▸ **Task objective**:
Transcribe every line from the top down to the line with "const ages = [53, 62, 72];", both ends included, but not the pictures.
════════
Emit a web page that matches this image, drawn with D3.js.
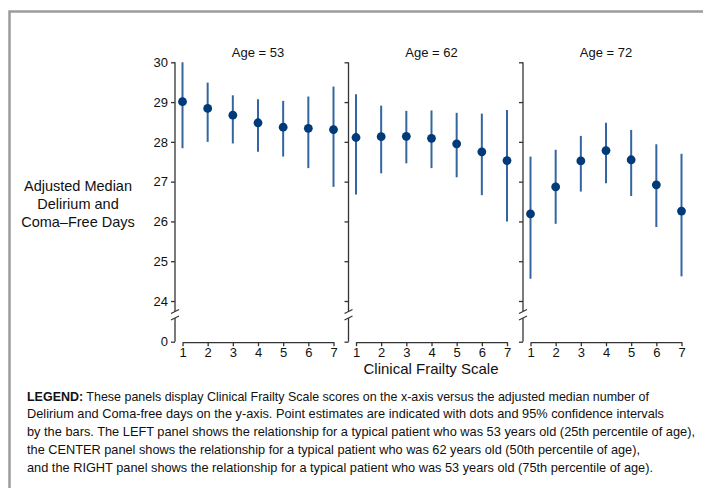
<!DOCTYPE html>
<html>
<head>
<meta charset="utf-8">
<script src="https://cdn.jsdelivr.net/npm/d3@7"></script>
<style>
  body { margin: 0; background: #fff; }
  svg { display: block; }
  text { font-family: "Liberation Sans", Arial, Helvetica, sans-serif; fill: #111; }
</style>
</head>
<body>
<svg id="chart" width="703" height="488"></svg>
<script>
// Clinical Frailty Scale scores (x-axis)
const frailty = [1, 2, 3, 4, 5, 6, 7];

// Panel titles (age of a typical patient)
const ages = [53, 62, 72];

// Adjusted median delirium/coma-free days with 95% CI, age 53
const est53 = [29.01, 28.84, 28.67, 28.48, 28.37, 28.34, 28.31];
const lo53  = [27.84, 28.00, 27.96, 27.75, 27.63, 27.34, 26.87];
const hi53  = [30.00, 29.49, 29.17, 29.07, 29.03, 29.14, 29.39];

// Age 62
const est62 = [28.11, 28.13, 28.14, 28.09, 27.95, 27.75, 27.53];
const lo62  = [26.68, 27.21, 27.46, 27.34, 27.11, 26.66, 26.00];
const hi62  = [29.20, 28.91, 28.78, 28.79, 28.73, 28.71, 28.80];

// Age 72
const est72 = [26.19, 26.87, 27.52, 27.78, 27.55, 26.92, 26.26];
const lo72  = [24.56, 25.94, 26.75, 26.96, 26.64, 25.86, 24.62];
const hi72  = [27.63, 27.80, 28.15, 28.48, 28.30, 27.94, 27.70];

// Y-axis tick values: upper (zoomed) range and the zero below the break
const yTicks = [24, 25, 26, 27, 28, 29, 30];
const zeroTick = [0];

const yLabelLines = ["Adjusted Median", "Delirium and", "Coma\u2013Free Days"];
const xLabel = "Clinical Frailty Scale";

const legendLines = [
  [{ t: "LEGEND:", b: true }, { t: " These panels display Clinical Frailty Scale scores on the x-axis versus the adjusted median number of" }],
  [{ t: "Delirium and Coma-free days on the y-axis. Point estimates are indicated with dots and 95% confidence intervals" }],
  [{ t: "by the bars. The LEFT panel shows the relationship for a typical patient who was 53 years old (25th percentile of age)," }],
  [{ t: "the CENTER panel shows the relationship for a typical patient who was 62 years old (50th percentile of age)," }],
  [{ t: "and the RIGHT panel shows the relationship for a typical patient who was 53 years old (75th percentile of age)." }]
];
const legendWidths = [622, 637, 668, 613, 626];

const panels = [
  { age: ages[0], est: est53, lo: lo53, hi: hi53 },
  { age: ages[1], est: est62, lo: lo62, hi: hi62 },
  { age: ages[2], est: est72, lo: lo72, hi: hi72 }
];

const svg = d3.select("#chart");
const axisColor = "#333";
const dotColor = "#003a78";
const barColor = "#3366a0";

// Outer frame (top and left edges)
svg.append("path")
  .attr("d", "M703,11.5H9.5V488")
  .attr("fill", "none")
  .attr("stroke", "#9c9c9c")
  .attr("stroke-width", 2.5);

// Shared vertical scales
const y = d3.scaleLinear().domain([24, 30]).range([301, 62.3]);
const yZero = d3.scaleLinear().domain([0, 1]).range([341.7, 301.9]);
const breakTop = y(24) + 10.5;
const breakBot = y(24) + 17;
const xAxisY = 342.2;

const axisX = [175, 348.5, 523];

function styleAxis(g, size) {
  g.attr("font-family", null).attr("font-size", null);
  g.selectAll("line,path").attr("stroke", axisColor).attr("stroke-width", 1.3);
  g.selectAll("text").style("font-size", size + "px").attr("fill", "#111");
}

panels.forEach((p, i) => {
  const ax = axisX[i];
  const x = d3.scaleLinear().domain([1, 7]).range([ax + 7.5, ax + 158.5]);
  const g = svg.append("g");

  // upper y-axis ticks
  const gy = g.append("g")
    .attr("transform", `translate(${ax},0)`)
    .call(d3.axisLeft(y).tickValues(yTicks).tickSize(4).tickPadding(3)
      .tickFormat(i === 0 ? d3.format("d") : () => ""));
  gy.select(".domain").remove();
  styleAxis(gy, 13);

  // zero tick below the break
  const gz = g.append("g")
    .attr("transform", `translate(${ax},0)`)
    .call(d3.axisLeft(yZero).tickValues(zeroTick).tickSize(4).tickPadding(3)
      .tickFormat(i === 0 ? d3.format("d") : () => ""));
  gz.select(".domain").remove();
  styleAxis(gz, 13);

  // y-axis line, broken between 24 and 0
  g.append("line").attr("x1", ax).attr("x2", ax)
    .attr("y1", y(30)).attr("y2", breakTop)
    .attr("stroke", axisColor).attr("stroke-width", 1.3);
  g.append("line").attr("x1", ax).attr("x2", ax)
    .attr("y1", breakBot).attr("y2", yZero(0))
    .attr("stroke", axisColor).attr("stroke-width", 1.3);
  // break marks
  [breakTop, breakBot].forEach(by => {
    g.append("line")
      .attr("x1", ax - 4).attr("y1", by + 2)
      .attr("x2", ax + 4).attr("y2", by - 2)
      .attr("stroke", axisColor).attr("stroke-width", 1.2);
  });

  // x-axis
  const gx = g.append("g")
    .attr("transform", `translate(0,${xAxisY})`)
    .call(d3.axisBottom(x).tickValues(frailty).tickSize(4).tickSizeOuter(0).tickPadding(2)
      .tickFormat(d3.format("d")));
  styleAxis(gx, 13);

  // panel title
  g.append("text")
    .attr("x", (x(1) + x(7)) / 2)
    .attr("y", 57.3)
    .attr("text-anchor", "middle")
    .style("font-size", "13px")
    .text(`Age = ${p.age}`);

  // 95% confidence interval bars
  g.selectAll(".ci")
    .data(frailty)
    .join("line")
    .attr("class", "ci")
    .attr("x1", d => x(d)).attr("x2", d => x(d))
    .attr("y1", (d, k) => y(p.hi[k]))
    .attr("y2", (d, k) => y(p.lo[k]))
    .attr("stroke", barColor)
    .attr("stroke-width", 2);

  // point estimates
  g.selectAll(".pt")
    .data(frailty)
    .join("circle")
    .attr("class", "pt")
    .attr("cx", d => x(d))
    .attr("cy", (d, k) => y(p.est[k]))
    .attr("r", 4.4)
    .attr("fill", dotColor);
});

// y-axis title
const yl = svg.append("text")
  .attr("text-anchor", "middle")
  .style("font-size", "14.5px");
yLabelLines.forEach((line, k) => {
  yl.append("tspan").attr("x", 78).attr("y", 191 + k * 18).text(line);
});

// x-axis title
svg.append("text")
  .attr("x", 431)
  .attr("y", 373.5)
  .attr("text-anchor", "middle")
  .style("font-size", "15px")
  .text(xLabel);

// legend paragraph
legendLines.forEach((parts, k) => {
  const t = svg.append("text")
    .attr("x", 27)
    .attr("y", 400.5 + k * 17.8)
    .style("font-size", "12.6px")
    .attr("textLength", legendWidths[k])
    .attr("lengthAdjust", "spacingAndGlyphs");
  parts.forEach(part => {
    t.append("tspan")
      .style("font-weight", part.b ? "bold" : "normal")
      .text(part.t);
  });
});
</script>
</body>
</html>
════════
▸ **Solution to this task**:
Emit a web page that matches this image, drawn with D3.js.
<!DOCTYPE html>
<html>
<head>
<meta charset="utf-8">
<script src="https://cdn.jsdelivr.net/npm/d3@7"></script>
<style>
  body { margin: 0; background: #fff; }
  svg { display: block; }
  text { font-family: "Liberation Sans", Arial, Helvetica, sans-serif; fill: #111; }
</style>
</head>
<body>
<svg id="chart" width="703" height="488"></svg>
<script>
// Clinical Frailty Scale scores (x-axis)
const frailty = [1, 2, 3, 4, 5, 6, 7];

// Panel titles (age of a typical patient)
const ages = [53, 62, 72];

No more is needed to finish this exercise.